Munna (Prateik Babbar) is a poor, working dhobi (laundry) boy and nighttime rat killer, as well as an aspiring actor, and Shai (Monica Dogra) is a US banker on sabbatical in Mumbai.

Complex city

Rao said she wanted the four main characters to be from different classes and backgrounds and different languages because Mumbaiis a complex city with so many people and sections that its residents must co-exist, unlike smaller Indian cities where caste systems are firmly entrenched.

She was inspired by the outdoor laundry, Dhobi Ghat, in her adopted hometown of Mumbai, where dhobi's wash the clothes of the rich, middle class and poor in rows of concrete pens.

Rao sees a metaphor for the city in that the clothes of all classes are washed in the same water, connecting them to one another, and she believes Munna, truly defines Mumbai.

"There are millions of people like him who come from the poorest of backgrounds, from castes that have no opportunity. They come toMumbai to find a new life and a new identity," Rao said. "What's amazing about Munna is that he is what the poorer parts of India are like, where the people are far, far more genuine and far, far more sensitive and generous than people who have a lot.

"I think in some ways he represents that hope and optimism and that ideal that you can actually get out of where you are. And in a way that's selfless," said Rao.

Rao's characters feed their emotional needs through companionship in unlikely relationships.

Khan, her superstar husband, plays the emotionally tortured Arun, a successful artist who recoils at attention and mourns the life he once had. When he moves into a new apartment, he finds video diaries left behind by the former tenant, Yasmin.

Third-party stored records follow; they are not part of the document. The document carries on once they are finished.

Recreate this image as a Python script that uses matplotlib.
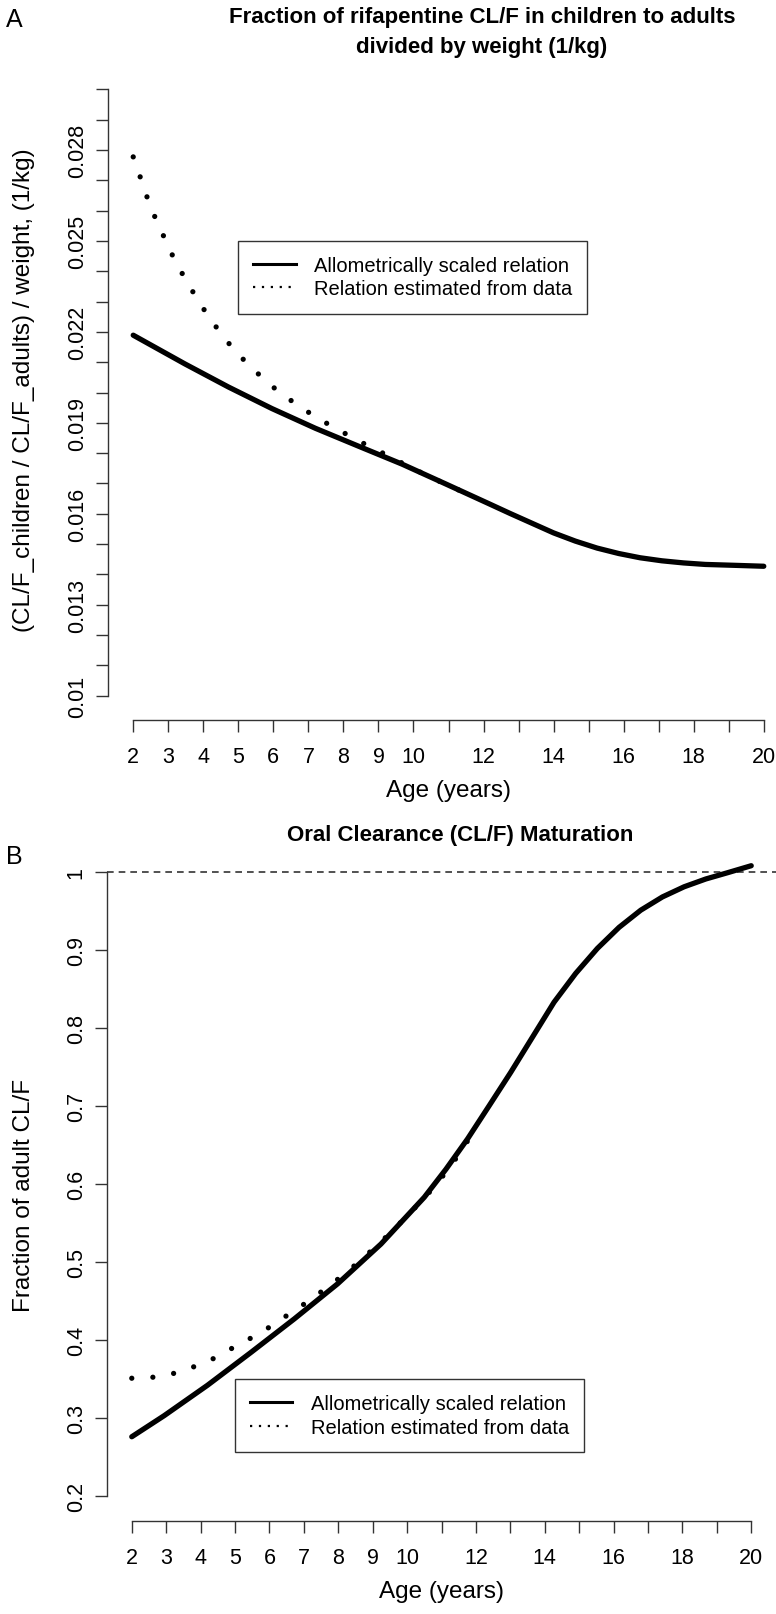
import matplotlib.pyplot as plt
from matplotlib.lines import Line2D

W, H = 776, 1615

# panel A: (CL/F children / CL/F adults) / weight
age_a_allo = [2.0, 3.48, 4.72, 5.96, 7.20, 8.43, 9.67, 10.91, 12.14, 12.76, 13.38, 14.0, 14.62,
              15.24, 15.86, 16.47, 17.09, 17.71, 18.33, 19.19, 20.0]
val_a_allo = [0.02189, 0.02094, 0.02018, 0.01947, 0.01882, 0.01823, 0.01764, 0.01699, 0.01634,
              0.01601, 0.01569, 0.01537, 0.01510, 0.01487, 0.01469, 0.01455, 0.01445, 0.01438,
              0.01433, 0.01430, 0.01427]
age_a_data = [2.0, 2.19, 2.37, 2.58, 2.82, 3.05, 3.32, 3.60, 3.90, 4.23, 4.57, 4.94, 5.34,
              5.77, 6.22, 6.69, 7.17, 7.68, 8.19, 8.69, 9.20, 9.73, 10.25, 10.78, 11.28, 11.80]
val_a_data = [0.02777, 0.02714, 0.02652, 0.02589, 0.02528, 0.02468, 0.02408, 0.02352, 0.02294,
              0.02238, 0.02184, 0.02133, 0.02086, 0.02040, 0.01996, 0.01959, 0.01922, 0.01888,
              0.01856, 0.01825, 0.01796, 0.01764, 0.01734, 0.01705, 0.01679, 0.01652]

# panel B: fraction of adult CL/F
age_b_allo = [2.0, 2.94, 4.20, 5.46, 6.72, 7.98, 9.24, 9.87, 10.50, 11.13, 11.76, 12.38, 13.01,
              13.64, 14.27, 14.90, 15.53, 16.16, 16.79, 17.42, 18.05, 18.68, 19.31, 20.0]
val_b_allo = [0.276, 0.303, 0.342, 0.384, 0.427, 0.472, 0.523, 0.553, 0.583, 0.619, 0.658,
              0.700, 0.743, 0.788, 0.833, 0.870, 0.902, 0.929, 0.951, 0.968, 0.981, 0.991,
              0.999, 1.008]
age_b_data = [2.0, 2.57, 3.13, 3.70, 4.24, 4.77, 5.27, 5.78, 6.28, 6.78, 7.26, 7.73, 8.19,
              8.65, 9.07, 9.51, 9.93, 10.33, 10.72, 11.09, 11.44, 11.80]
val_b_data = [0.351, 0.352, 0.356, 0.364, 0.373, 0.386, 0.398, 0.410, 0.425, 0.439, 0.454,
              0.469, 0.485, 0.502, 0.519, 0.537, 0.556, 0.574, 0.593, 0.613, 0.634, 0.658]

xticks = list(range(2, 21))
xlabels = [str(a) if (a <= 10 or a % 2 == 0) else '' for a in xticks]
a_ticks = [round(0.010 + 0.001 * i, 3) for i in range(21)]
a_labels = ['0.01' if t == 0.01 else (f'{t:.3f}' if i % 3 == 0 else '') for i, t in enumerate(a_ticks)]
b_ticks = [0.2, 0.3, 0.4, 0.5, 0.6, 0.7, 0.8, 0.9, 1.0]
b_labels = ['0.2', '0.3', '0.4', '0.5', '0.6', '0.7', '0.8', '0.9', '1']

FONT = 'Liberation Sans'
AX = '#333333'


def rect(l, t, r, b):
    return [l / W, 1 - b / H, (r - l) / W, (b - t) / H]


def setup(ax, ylo, yhi, ticks, labels):
    pad = 0.04 * (yhi - ylo)
    ax.set_xlim(2 - 0.72, 20 + 0.72)
    ax.set_ylim(ylo - pad, yhi + pad)
    for s in ['top', 'right']:
        ax.spines[s].set_visible(False)
    ax.spines['left'].set_bounds(ylo, yhi)
    ax.spines['bottom'].set_bounds(2, 20)
    for s in ['left', 'bottom']:
        ax.spines[s].set_color(AX)
        ax.spines[s].set_linewidth(1.0)
    ax.set_xticks(xticks)
    ax.set_xticklabels(xlabels, family=FONT, fontsize=15.5)
    ax.set_yticks(ticks)
    ax.set_yticklabels(labels, family=FONT, fontsize=15.5, rotation=90, va='center')
    ax.tick_params(length=8.5, width=1.0, color=AX, pad=6)
    ax.tick_params(axis='x', pad=10)
    ax.patch.set_alpha(0)


def legend(ax, x0, y0):
    handles = [Line2D([], [], color='black', lw=2.2),
               Line2D([], [], color='black', lw=1.6, linestyle=(0, (1, 3)))]
    leg = ax.legend(handles, ['Allometrically scaled relation', 'Relation estimated from data'],
                    loc='upper left', bbox_to_anchor=(x0, y0), bbox_transform=ax.transData,
                    borderaxespad=0, fancybox=False, framealpha=1, edgecolor=AX,
                    prop={'family': FONT, 'size': 14.5}, handlelength=2.1,
                    handletextpad=0.9, borderpad=0.75, labelspacing=0.22)
    leg.get_frame().set_linewidth(1.0)


dotted = dict(color='black', lw=3.8, linestyle=(0, (0.001, 4.0)), dash_capstyle='round')
solid = dict(color='black', lw=3.8, solid_capstyle='round')

fig = plt.figure(figsize=(W / 100, H / 100), dpi=100)

# ---- A ----
ax1 = fig.add_axes(rect(108, 66, 789, 721))
setup(ax1, 0.01, 0.03, a_ticks, a_labels)
ax1.plot(age_a_allo, val_a_allo, **solid)
ax1.plot(age_a_data, val_a_data, **dotted)
legend(ax1, 5.0, 0.0250)
ax1.set_xlabel('Age (years)', family=FONT, fontsize=17.5, labelpad=9)
fig.text(24 / W, 1 - 390 / H, '(CL/F_children / CL/F_adults) / weight, (1/kg)', rotation=90,
         ha='center', va='center', family=FONT, fontsize=17.5)
fig.text(482 / W, 1 - 18 / H, 'Fraction of rifapentine CL/F in children to adults',
         ha='center', va='center', fontsize=16, fontweight='bold', family=FONT)
fig.text(482 / W, 1 - 47 / H, 'divided by weight (1/kg)',
         ha='center', va='center', fontsize=16, fontweight='bold', family=FONT)
fig.text(14 / W, 1 - 20 / H, 'A', ha='center', va='center', fontsize=18, family=FONT)

# ---- B ----
ax2 = fig.add_axes(rect(107, 848, 776, 1522))
setup(ax2, 0.2, 1.0, b_ticks, b_labels)
ax2.axhline(1.0, color=AX, lw=1.2, linestyle=(0, (4, 3)))
ax2.plot(age_b_allo, val_b_allo, **solid)
ax2.plot(age_b_data, val_b_data, **dotted)
legend(ax2, 5.0, 0.350)
ax2.set_xlabel('Age (years)', family=FONT, fontsize=17.5, labelpad=9)
fig.text(24 / W, 1 - 1195 / H, 'Fraction of adult CL/F', rotation=90,
         ha='center', va='center', family=FONT, fontsize=17.5)
fig.text(460 / W, 1 - 836 / H, 'Oral Clearance (CL/F) Maturation',
         ha='center', va='center', fontsize=16, fontweight='bold', family=FONT)
fig.text(14 / W, 1 - 857 / H, 'B', ha='center', va='center', fontsize=18, family=FONT)

fig.savefig('out.png', dpi=100)
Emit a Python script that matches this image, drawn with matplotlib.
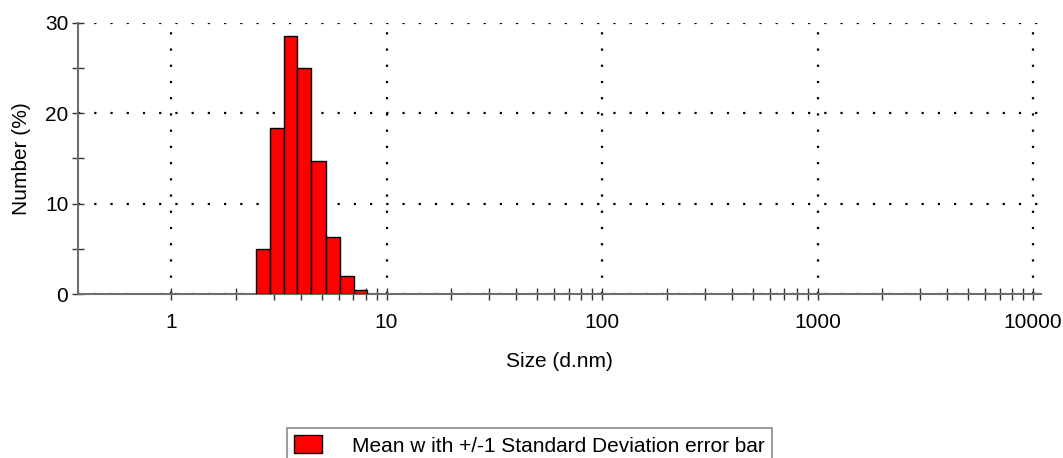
#!/usr/bin/env python3

import matplotlib as mpl
mpl.use("Agg")
import matplotlib.pyplot as plt
from matplotlib.patches import Patch
from matplotlib.ticker import FixedLocator, NullFormatter

# size bins (d.nm), left/right edges
bin_left = [2.48, 2.87, 3.34, 3.86, 4.45, 5.26, 6.10, 7.07]
bin_right = [2.87, 3.34, 3.86, 4.45, 5.26, 6.10, 7.07, 8.15]
number_pct = [5.0, 18.4, 28.5, 25.0, 14.7, 6.3, 2.0, 0.4]

x_major = [1, 10, 100, 1000, 10000]
x_labels = ["1", "10", "100", "1000", "10000"]
y_major = [0, 10, 20, 30]
y_minor = [5, 15, 25]

FS = 15

plt.rcParams["font.family"] = ["Liberation Sans", "DejaVu Sans"]

fig = plt.figure(figsize=(10.63, 4.58), dpi=100)
ax = fig.add_axes([0.0734, 0.358, 0.9059, 0.5925])

widths = [r - l for l, r in zip(bin_left, bin_right)]
ax.bar(bin_left, number_pct, width=widths, align="edge",
       color="#ff0000", edgecolor="black", linewidth=1.0, zorder=3)

ax.set_xscale("log")
ax.set_xlim(0.37, 10890)
ax.set_ylim(0, 30)

minor = [m * d for d in (1, 10, 100, 1000) for m in range(2, 10)]
ax.xaxis.set_major_locator(FixedLocator(x_major))
ax.xaxis.set_minor_locator(FixedLocator(minor))
ax.xaxis.set_minor_formatter(NullFormatter())
ax.set_xticklabels(x_labels)
ax.yaxis.set_major_locator(FixedLocator(y_major))
ax.yaxis.set_minor_locator(FixedLocator(y_minor))

ax.tick_params(axis="both", which="both", direction="inout", length=8,
               width=1.0, color="#333333", labelsize=FS)
ax.tick_params(axis="x", which="major", pad=10)
ax.tick_params(axis="y", which="major", pad=3)

for side in ("top", "right"):
    ax.spines[side].set_visible(False)
for side in ("left", "bottom"):
    ax.spines[side].set_color("#6e6e6e")
    ax.spines[side].set_linewidth(1.5)

ax.grid(True, which="major", color="black", linestyle=(0, (1, 6.3)),
        linewidth=1.6, zorder=1)
ax.set_axisbelow(True)

ax.set_xlabel("Size (d.nm)", fontsize=FS, labelpad=14)
ax.set_ylabel("Number (%)", fontsize=FS, labelpad=10)

# legend sits at the bottom edge, its frame runs off the figure
handle = Patch(facecolor="#ff0000", edgecolor="black", linewidth=1.0)
leg = fig.legend([handle], ["Mean w ith +/-1 Standard Deviation error bar"],
                 loc="upper left", bbox_to_anchor=(287 / 1063, 1 - 428 / 458),
                 borderaxespad=0, fontsize=FS, fancybox=False,
                 handlelength=1.35, handleheight=0.96, handletextpad=1.4,
                 borderpad=0.35)
leg.get_frame().set_edgecolor("#6e6e6e")
leg.get_frame().set_linewidth(1.2)

fig.savefig("out.png", dpi=100)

As he watches her sharing her personal thoughts with the camera, Arun is drawn into Yasmin's life, causing him to reflect on his own.

"His past has left him very brittle. When he finally does open himself up, he feels safety in the fact that the girl who is in front of him is actually not someone who is really in front of him as flesh and blood," Khan told Reuters.

Shai, who comes from a privileged background befriends the Dhobi boy Munna, and soon begins devoting as much time to him as she does to her privileged friends.

"Mumbai is an island that has its own history, its own evolution, its own culture and character...There are layers upon layers of people. You can't get far away from each other. Those are qualities I wanted my characters to possess," Rao said.